_Problem to work on:_
Extract, unchanged, each line of the listing below from its first line through the line that contains "(tgd) at (182,271)", inclusive, and nothing else.

"""

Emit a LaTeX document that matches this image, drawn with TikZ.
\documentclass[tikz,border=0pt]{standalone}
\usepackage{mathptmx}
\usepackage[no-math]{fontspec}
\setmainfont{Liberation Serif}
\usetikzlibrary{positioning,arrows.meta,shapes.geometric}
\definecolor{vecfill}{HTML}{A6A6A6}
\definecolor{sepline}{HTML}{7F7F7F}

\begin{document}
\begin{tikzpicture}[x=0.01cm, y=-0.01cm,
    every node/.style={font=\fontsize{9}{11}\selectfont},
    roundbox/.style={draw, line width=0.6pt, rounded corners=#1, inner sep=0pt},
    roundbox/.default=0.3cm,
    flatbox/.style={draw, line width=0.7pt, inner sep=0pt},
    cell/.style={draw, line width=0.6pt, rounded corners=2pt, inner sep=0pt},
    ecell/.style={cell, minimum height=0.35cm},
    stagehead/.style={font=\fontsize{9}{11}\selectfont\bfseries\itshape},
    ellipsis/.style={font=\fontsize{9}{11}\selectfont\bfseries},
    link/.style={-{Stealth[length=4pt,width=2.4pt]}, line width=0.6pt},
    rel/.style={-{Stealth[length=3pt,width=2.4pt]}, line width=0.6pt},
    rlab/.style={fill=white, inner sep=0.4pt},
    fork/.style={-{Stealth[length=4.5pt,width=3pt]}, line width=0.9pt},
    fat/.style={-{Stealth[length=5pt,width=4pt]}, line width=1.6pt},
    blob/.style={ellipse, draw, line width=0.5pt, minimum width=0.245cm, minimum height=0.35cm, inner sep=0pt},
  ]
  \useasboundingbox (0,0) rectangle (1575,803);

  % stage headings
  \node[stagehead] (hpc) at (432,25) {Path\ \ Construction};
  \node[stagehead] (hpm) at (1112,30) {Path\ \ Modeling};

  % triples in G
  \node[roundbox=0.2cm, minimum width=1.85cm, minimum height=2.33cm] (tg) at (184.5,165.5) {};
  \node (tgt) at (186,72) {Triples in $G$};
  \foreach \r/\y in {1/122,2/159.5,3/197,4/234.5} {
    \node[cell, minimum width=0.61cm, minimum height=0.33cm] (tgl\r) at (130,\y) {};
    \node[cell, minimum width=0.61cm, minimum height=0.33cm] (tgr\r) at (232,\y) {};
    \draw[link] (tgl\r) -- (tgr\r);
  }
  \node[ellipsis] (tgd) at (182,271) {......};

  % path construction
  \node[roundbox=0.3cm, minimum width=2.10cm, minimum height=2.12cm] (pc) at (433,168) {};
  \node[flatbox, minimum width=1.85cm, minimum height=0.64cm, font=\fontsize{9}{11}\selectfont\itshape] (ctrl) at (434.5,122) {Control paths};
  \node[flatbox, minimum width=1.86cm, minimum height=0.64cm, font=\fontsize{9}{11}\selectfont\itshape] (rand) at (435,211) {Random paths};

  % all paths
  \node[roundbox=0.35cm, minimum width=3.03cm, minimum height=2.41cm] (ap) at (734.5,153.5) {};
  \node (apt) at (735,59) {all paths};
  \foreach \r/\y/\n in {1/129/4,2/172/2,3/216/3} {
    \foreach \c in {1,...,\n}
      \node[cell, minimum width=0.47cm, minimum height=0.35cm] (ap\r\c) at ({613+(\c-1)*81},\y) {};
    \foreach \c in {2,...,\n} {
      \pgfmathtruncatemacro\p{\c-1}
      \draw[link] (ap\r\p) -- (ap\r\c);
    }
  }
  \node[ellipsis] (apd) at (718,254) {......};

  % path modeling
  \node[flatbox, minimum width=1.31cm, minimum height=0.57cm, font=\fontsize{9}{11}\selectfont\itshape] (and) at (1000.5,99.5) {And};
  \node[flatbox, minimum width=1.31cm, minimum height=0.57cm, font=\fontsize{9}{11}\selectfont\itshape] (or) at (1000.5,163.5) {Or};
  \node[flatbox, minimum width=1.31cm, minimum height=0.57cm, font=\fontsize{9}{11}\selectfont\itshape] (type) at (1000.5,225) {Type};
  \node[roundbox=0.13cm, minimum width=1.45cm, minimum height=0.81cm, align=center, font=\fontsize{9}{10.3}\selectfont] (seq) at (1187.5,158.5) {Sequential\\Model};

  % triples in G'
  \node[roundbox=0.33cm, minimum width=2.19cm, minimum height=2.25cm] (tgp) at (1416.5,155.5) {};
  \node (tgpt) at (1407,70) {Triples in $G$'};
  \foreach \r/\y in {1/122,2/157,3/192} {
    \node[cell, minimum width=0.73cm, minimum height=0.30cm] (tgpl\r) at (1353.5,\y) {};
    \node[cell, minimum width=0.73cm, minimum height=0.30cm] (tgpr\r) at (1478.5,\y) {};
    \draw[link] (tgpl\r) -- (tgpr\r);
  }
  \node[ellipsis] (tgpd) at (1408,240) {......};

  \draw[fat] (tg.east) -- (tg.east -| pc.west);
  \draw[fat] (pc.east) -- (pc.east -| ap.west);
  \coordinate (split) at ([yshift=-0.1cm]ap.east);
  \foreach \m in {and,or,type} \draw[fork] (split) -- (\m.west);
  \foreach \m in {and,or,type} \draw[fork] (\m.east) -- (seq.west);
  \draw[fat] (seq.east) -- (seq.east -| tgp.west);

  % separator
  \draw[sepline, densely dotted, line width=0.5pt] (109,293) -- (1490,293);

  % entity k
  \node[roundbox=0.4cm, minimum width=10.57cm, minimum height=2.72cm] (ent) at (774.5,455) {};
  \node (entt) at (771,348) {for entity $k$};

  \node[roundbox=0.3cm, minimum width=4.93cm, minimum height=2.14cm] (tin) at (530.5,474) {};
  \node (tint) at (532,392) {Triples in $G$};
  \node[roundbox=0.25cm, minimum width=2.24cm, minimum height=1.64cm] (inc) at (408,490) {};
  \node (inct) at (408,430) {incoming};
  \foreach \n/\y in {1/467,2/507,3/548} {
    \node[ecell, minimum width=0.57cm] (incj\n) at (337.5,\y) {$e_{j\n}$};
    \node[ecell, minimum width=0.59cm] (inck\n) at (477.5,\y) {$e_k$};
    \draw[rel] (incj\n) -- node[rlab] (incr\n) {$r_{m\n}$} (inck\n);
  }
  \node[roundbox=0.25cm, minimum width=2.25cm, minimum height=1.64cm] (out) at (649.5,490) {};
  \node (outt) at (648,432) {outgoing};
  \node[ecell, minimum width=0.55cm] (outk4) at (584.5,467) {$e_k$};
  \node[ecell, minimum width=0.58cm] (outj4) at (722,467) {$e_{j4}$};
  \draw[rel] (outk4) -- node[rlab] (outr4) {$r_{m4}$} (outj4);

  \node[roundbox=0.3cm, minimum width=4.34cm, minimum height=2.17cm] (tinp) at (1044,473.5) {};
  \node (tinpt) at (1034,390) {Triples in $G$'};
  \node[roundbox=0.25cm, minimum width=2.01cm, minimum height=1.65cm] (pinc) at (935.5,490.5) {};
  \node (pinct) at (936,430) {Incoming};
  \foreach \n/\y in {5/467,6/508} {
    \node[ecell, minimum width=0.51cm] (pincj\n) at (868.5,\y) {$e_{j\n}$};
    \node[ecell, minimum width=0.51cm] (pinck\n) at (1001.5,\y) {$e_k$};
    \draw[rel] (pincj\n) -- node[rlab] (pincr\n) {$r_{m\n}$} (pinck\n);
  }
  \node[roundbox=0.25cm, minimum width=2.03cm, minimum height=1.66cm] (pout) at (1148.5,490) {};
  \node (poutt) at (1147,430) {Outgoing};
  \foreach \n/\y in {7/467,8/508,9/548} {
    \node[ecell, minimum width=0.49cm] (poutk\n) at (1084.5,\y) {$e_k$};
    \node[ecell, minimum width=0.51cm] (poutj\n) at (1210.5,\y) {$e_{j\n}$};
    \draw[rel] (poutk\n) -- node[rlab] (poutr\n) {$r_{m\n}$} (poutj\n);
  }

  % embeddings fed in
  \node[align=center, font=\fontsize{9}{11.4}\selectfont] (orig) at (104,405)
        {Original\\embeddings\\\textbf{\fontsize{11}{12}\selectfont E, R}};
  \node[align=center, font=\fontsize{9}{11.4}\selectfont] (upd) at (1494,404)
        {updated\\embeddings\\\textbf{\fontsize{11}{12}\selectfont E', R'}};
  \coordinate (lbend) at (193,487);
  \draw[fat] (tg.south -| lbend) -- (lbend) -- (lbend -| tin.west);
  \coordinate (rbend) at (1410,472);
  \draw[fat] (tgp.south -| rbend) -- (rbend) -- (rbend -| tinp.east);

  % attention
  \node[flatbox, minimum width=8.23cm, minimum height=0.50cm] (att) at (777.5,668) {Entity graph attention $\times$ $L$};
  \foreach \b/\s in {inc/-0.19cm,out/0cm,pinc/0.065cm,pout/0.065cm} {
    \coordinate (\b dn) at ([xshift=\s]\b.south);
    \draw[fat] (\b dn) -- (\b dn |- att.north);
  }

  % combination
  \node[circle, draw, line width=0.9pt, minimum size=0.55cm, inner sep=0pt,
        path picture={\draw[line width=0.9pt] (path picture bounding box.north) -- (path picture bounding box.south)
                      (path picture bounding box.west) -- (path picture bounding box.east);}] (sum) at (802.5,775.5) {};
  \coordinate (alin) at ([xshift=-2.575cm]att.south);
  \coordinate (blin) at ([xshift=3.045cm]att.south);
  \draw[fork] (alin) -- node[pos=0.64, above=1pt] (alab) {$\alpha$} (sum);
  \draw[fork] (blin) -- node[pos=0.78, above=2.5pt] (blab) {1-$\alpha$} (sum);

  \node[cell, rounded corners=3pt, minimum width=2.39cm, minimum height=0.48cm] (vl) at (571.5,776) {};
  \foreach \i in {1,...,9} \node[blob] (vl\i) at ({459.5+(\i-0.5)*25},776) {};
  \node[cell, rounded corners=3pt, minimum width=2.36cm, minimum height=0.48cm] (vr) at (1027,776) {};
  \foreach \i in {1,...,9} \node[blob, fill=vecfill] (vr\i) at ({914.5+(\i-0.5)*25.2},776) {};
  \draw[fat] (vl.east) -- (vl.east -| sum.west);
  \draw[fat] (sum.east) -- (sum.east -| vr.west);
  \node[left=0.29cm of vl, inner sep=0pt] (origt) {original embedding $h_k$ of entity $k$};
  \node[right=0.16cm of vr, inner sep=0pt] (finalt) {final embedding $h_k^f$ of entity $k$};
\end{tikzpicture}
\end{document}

"""

_Answer below:_
Emit a LaTeX document that matches this image, drawn with TikZ.
\documentclass[tikz,border=0pt]{standalone}
\usepackage{mathptmx}
\usepackage[no-math]{fontspec}
\setmainfont{Liberation Serif}
\usetikzlibrary{positioning,arrows.meta,shapes.geometric}
\definecolor{vecfill}{HTML}{A6A6A6}
\definecolor{sepline}{HTML}{7F7F7F}

\begin{document}
\begin{tikzpicture}[x=0.01cm, y=-0.01cm,
    every node/.style={font=\fontsize{9}{11}\selectfont},
    roundbox/.style={draw, line width=0.6pt, rounded corners=#1, inner sep=0pt},
    roundbox/.default=0.3cm,
    flatbox/.style={draw, line width=0.7pt, inner sep=0pt},
    cell/.style={draw, line width=0.6pt, rounded corners=2pt, inner sep=0pt},
    ecell/.style={cell, minimum height=0.35cm},
    stagehead/.style={font=\fontsize{9}{11}\selectfont\bfseries\itshape},
    ellipsis/.style={font=\fontsize{9}{11}\selectfont\bfseries},
    link/.style={-{Stealth[length=4pt,width=2.4pt]}, line width=0.6pt},
    rel/.style={-{Stealth[length=3pt,width=2.4pt]}, line width=0.6pt},
    rlab/.style={fill=white, inner sep=0.4pt},
    fork/.style={-{Stealth[length=4.5pt,width=3pt]}, line width=0.9pt},
    fat/.style={-{Stealth[length=5pt,width=4pt]}, line width=1.6pt},
    blob/.style={ellipse, draw, line width=0.5pt, minimum width=0.245cm, minimum height=0.35cm, inner sep=0pt},
  ]
  \useasboundingbox (0,0) rectangle (1575,803);

  % stage headings
  \node[stagehead] (hpc) at (432,25) {Path\ \ Construction};
  \node[stagehead] (hpm) at (1112,30) {Path\ \ Modeling};

  % triples in G
  \node[roundbox=0.2cm, minimum width=1.85cm, minimum height=2.33cm] (tg) at (184.5,165.5) {};
  \node (tgt) at (186,72) {Triples in $G$};
  \foreach \r/\y in {1/122,2/159.5,3/197,4/234.5} {
    \node[cell, minimum width=0.61cm, minimum height=0.33cm] (tgl\r) at (130,\y) {};
    \node[cell, minimum width=0.61cm, minimum height=0.33cm] (tgr\r) at (232,\y) {};
    \draw[link] (tgl\r) -- (tgr\r);
  }
  \node[ellipsis] (tgd) at (182,271) {......};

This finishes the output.